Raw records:
________________________________________
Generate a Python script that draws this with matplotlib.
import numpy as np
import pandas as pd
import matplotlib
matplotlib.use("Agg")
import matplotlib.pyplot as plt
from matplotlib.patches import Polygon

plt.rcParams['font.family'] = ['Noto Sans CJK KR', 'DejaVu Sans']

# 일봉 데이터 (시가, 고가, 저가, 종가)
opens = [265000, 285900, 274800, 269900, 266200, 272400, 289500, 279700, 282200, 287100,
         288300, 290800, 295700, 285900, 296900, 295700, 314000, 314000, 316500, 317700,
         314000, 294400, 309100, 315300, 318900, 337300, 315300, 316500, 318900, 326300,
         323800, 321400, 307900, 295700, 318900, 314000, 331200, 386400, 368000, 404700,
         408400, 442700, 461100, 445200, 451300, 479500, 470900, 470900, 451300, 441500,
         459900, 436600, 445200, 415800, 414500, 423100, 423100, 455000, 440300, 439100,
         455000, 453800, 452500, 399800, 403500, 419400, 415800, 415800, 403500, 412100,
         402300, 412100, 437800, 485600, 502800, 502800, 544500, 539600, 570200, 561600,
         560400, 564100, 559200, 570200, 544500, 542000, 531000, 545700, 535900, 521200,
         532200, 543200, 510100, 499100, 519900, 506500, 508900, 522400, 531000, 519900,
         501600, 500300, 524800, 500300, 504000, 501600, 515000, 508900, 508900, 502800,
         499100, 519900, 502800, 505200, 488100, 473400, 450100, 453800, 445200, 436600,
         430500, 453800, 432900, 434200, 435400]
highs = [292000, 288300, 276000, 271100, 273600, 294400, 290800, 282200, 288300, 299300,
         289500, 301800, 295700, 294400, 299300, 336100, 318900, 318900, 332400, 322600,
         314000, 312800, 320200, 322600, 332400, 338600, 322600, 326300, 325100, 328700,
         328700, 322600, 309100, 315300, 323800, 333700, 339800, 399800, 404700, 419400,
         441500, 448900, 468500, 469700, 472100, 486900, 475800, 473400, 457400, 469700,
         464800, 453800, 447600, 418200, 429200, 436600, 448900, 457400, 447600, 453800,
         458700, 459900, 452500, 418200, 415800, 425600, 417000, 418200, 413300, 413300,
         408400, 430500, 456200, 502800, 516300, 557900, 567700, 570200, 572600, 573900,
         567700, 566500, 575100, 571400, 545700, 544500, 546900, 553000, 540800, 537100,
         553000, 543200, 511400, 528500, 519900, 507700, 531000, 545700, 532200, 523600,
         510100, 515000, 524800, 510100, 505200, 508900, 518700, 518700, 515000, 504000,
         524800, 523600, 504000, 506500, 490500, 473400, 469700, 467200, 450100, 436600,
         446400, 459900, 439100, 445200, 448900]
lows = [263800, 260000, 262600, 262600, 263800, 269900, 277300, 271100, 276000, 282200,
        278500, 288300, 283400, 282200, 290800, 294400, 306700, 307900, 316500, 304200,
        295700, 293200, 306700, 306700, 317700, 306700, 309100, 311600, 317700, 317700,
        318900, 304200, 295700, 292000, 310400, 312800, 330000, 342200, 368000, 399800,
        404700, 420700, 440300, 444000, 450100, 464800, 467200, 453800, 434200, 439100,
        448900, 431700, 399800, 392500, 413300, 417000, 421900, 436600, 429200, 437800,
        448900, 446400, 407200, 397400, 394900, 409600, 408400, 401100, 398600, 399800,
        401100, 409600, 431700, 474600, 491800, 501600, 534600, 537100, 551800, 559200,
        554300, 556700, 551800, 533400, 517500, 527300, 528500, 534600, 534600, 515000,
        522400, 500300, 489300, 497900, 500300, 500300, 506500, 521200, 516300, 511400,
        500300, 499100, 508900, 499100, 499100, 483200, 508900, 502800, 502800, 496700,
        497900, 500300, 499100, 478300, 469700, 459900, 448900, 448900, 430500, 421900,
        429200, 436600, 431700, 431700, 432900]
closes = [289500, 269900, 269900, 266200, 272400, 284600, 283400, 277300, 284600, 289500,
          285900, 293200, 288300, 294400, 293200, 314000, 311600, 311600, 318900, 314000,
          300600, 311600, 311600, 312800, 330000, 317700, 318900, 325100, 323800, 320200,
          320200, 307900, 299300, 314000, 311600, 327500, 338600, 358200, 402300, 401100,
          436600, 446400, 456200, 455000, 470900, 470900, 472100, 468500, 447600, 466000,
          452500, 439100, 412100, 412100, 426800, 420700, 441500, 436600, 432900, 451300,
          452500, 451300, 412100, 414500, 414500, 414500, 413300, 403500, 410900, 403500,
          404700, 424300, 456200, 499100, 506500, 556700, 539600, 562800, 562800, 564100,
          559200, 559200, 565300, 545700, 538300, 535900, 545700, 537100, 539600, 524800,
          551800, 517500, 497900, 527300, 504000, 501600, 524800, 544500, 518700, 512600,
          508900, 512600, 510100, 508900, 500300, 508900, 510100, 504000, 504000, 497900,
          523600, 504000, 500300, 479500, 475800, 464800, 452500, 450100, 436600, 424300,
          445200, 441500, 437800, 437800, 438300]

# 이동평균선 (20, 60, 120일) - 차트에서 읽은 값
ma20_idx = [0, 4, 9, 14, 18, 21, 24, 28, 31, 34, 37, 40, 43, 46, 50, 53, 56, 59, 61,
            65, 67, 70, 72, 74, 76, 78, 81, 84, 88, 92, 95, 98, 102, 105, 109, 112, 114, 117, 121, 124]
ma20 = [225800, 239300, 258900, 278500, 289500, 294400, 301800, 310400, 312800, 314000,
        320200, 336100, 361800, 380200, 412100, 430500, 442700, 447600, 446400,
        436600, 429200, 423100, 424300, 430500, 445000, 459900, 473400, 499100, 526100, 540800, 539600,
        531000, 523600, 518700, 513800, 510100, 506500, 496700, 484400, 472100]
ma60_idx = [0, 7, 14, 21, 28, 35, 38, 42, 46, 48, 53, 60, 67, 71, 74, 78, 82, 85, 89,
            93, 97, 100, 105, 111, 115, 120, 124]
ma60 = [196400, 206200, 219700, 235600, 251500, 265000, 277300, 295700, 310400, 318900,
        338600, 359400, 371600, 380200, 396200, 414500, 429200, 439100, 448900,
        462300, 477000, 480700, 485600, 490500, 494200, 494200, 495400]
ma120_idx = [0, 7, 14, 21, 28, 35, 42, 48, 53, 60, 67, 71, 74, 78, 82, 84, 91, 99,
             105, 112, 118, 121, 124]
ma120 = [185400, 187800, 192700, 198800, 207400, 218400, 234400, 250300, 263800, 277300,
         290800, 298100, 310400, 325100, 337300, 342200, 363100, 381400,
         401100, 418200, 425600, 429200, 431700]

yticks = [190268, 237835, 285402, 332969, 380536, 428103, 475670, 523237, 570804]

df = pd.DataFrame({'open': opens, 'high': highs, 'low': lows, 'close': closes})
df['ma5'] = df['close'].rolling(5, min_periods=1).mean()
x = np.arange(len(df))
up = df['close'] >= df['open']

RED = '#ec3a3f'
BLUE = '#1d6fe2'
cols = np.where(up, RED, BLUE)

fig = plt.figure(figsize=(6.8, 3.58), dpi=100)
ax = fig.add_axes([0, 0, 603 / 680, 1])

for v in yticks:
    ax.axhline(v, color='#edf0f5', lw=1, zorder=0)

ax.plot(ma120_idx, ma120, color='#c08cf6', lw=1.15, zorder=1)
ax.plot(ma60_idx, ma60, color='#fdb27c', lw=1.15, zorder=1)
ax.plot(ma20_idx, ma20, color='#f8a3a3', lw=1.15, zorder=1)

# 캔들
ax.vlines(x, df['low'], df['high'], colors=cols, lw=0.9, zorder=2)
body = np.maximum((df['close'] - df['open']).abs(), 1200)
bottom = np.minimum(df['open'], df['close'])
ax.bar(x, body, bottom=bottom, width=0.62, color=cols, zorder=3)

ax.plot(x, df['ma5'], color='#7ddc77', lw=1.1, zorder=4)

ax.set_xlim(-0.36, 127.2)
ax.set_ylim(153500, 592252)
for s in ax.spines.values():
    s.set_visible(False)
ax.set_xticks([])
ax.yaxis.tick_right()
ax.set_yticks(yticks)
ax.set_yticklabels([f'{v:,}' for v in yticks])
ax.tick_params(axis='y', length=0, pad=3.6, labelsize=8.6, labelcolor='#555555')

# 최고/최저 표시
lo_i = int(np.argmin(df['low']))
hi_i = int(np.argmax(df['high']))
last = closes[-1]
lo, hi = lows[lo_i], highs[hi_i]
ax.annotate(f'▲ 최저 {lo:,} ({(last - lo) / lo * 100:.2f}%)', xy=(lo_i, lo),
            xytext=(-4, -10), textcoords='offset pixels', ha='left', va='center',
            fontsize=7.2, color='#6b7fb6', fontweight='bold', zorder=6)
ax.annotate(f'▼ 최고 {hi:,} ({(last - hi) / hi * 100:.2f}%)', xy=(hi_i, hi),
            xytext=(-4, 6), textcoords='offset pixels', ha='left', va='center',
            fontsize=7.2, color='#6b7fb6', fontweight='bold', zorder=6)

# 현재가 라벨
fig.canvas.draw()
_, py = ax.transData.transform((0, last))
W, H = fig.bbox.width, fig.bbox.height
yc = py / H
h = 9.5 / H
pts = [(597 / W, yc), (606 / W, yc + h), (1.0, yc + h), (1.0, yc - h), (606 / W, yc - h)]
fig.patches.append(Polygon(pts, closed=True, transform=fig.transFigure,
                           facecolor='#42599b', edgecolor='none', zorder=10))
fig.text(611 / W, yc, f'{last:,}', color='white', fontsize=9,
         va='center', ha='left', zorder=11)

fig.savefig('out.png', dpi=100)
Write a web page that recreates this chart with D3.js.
________________________________________
## Directions
Beginning at the top of the data, please return every line until and including the line containing "plt.rcParams['font.family'] = ['Noto", copied exactly, and nothing past it.

## Expected answer
Generate a Python script that draws this with matplotlib.
import numpy as np
import pandas as pd
import matplotlib
matplotlib.use("Agg")
import matplotlib.pyplot as plt
from matplotlib.patches import Polygon

plt.rcParams['font.family'] = ['Noto Sans CJK KR', 'DejaVu Sans']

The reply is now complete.